Sunday, June 08, 2008

Sensitivity and Sensibility

This has been an interesting week. I believe that I have learned a lot about sensitivity and sensibility.

The week began with a kind of "death watch" (I know, that's insensitive) as Chris' mom held on to life only because her body had not yet exhausted its reserves of life sustaining energy. Chris and the kids had planned to visit and were getting ready to leave Saturday morning (a week ago) when the call came that her mom had gotten worse and that the end was near. Her other sisters were called so that they could make arrangements to come and say their good byes.

I was scheduled to preach at Hopedale the following day and be Camp Pastor at a camp last week. As you might expect, Chris wanted me to change my plans and come with them. Now I have to admit, the sensible part of me said that people were counting on me to fulfill the commitments that I made to them and I figured that Chris' mom wasn't quite at death's door as her hypochondriac-take-another-pill sister would have everyone believe. (I know, that's also quite insensitive) However, I did the sensitive thing--made a few phone calls and bailed on the commitments that I had made in order to stand with the one that I committed to nearly twenty-seven years ago. The kids packed more clothes, I quickly put somethings together and we were on the road within a few hours.

After a couple of days, the kids and I returned home leaving Chris at her parents home. Aaron started his online summer classes and I contemplated calling the camp to see if they needed me to come out for a couple of sessions or if they had everything covered. We kept in touch with Chris and received her call that her mom died on Wednesday morning.

We were back in a hotel by Wednesday evening and spent much of the next two days doing nothing as funeral arrangements and the like were made while we tried to stay out of the way and keep from being too bored.

These things all played havoc with my sensibility meter. As a follower of Jesus, I truly believe that Shirley is in a far better place today than she was in that pain filled worn out body that she occupied until Wednesday morning. I know that we tend to cling to the people that we love and want to keep them near us forever, but isn't our love great enough to think of them instead of ourselves and our feelings?

It seems to me that if I were an atheist I would view death as a simple and unavoidable part of life. I would move on and go about living my own meaningless and futile life until it was my turn to take the big dirt nap. Death would be no big deal--just the end of life.

The funny thing is I'm not an atheist. I believe in a loving God and an eternal soul. And I view death as a simple and unavoidable part of life. But I do believe that our souls live on and I believe that for a soul that has trusted Jesus for salvation, we live on in heaven--in the presence of God. I think that we should move on and go about living our lives with purpose--His purpose, until its our turn to be called into His Divine Presence. Death would be a big deal--it would be the beginning of a new and better life!

I learned a lot this week about sensitivity. I watched as people came to give comfort and encouragement to Chris and her family.
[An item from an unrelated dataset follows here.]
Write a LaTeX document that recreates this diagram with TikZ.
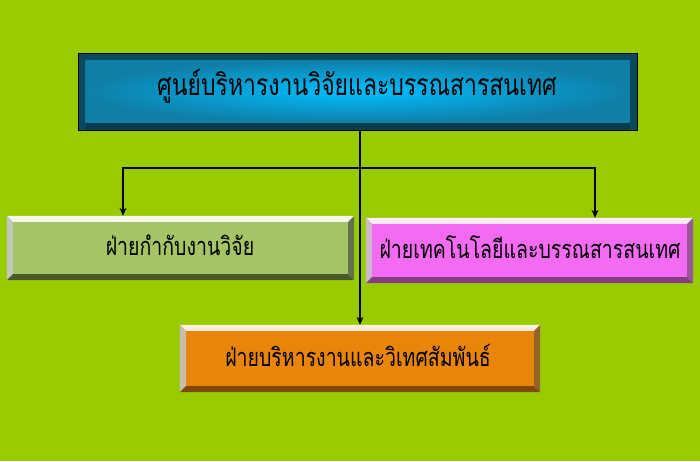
\documentclass[tikz,border=0pt]{standalone}
\usepackage{fontspec}
\usepackage{graphicx}
\newfontfamily\thaifont[Script=Thai]{Loma}
\usetikzlibrary{calc,arrows.meta}
\definecolor{bg}{HTML}{99CC00}
\definecolor{tealM}{HTML}{0F7FA8}
\definecolor{tealL}{HTML}{00BFFF}
\definecolor{tealD}{HTML}{0A4A5E}
\definecolor{greenM}{HTML}{A4C465}
\definecolor{pinkM}{HTML}{F36BF3}
\definecolor{orangeM}{HTML}{E8850A}
\newcommand{\stretchtxt}[1]{\scalebox{1}[1.3]{#1}}
\tikzset{x=1pt,y=-1pt,
 box/.style={inner sep=0pt,font=\thaifont\fontsize{19.5}{22}\selectfont},
 conn/.style={draw=black,line width=1.2pt},
 arr/.style={conn,-{Stealth[length=8pt,width=7pt]}}}
\newcommand{\bevbox}[8]{%
 \node[inner sep=0pt,minimum width=#3pt,minimum height=#4pt,fill=#5] (#1) at #2 {};
 \fill[#6] (#1.north west) -- (#1.north east) -- ([xshift=-#8pt,yshift=-#8pt]#1.north east) -- ([xshift=#8pt,yshift=-#8pt]#1.north west) -- cycle;
 \fill[#6!80!black] (#1.north west) -- ([xshift=#8pt,yshift=-#8pt]#1.north west) -- ([xshift=#8pt,yshift=#8pt]#1.south west) -- (#1.south west) -- cycle;
 \fill[#7] (#1.south west) -- ([xshift=#8pt,yshift=#8pt]#1.south west) -- ([xshift=-#8pt,yshift=#8pt]#1.south east) -- (#1.south east) -- cycle;
 \fill[#7!85!white] (#1.north east) -- ([xshift=-#8pt,yshift=-#8pt]#1.north east) -- ([xshift=-#8pt,yshift=#8pt]#1.south east) -- (#1.south east) -- cycle;
}
\begin{document}
\begin{tikzpicture}
\fill[bg] (0,0) rectangle (700,461);
\useasboundingbox (0,0) rectangle (700,461);
% top
\node[minimum width=559pt,minimum height=77pt,fill=tealD,draw=black,line width=1pt,inner sep=0pt] (top) at (357.5,91.5) {};
\shade[inner color=tealL,outer color=tealM] ([xshift=8pt,yshift=-8pt]top.north west) rectangle ([xshift=-8pt,yshift=8pt]top.south east);
\fill[tealD!80!black] ([xshift=8pt,yshift=8pt]top.south west) rectangle ([xshift=-8pt,yshift=1pt]top.south east);
\node[box,font=\thaifont\fontsize{23}{26}\selectfont] (toptxt) at (357,86) {\stretchtxt{ศูนย์บริหารงานวิจัยและบรรณสารสนเทศ}};
% left
\bevbox{left}{(180.5,248)}{347}{64}{greenM}{white!88!greenM}{greenM!45!black}{6}
\node[box] (lefttxt) at (180,245) {\stretchtxt{ฝ่ายกำกับงานวิจัย}};
% right
\bevbox{right}{(529.5,250.5)}{327}{65}{pinkM}{white!85!pinkM}{pinkM!55!black}{6}
\node[box] (righttxt) at (530,247) {\stretchtxt{ฝ่ายเทคโนโลยีและบรรณสารสนเทศ}};
% bottom
\bevbox{bot}{(360,358.5)}{360}{67}{orangeM}{white!85!orangeM}{orangeM!55!black}{6}
\node[box] (bottxt) at (358,355) {\stretchtxt{ฝ่ายบริหารงานและวิเทศสัมพันธ์}};
% connectors
\coordinate (j) at (360,168);
\draw[arr] (top.south -| bot.north) -- (bot.north);
\draw[arr] (j) -| ([xshift=-57.5pt]left.north);
\draw[arr] (j) -| ([xshift=65.5pt]right.north);
\end{tikzpicture}
\end{document}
I watched as people put their own lives on hold to see to the needs of a grieving family. I watched as friend after friend called to offer help, to bring meals, to make arrangements, to babysit little ones, to offer comfort and to just sit quietly with my father-in-law. Our pastor and his wife drove across the state to show their love and offer their encouragement and support to Chris and her family. Chris' best friend and husband also made the long trip...just to be with a friend in a difficult time. Aaron and Hannah were great! They never complained even though I know that they must have been incredibly bored most of the time.

It is amazing how a little bit of sensitivity can give an incredible amount of strength and endurance. A simple card in the mail, a word, a thought expressed, a prayer all seem to have a life giving effect. It's hard to use the word sensible when it really makes no sense at all--at least not in a world with no God.

In the Bible, Jesus said that others will know that we are His disciples by the way that we love one another. This week, the love that was shown to Bob, Chris and her sisters was more than just encouragement. It was a testimony that God is still sovereign. It was a reminder that Shirley is in good hands--His hands. It was a call to sensitivity...for me.

Apparently, even when it makes no sense, sensitivity is the most sensible thing.

I really wanted to meet Mike at Ted Drewe's...but somehow it seemed that my wife might think me insensitive. I did manage some of the heavenly custard, but it was with family and friends that had come to offer their support. Ah well, there will be another time!

Chris and her sisters are writing out thank you cards and we'll soon be heading home. It has been a long week. In the end, I think that I've gained quite a bit of knowledge about the ministry of presence and the value of friendship. The real test will be putting it into practice.

John

2 comments:

Sicilian said...

Having been through a very similar experience, I know your support was needed.
It something to do with the love you have for each other. Having your presence for her was comforting even though there was really nothing that you could do, but pray that God would take your mom in law from the pain.(I know that is a weird thought, but I though it a lot watching my mom suffer)I never knew how painful cancer was until I watched my mom suffer. There wasn't enough pain medicine given to her to alleviate her pain ever.
Your mom in law is not suffering.
Ciao

Mike said...

Your right, there will be other times. You did the sensible thing.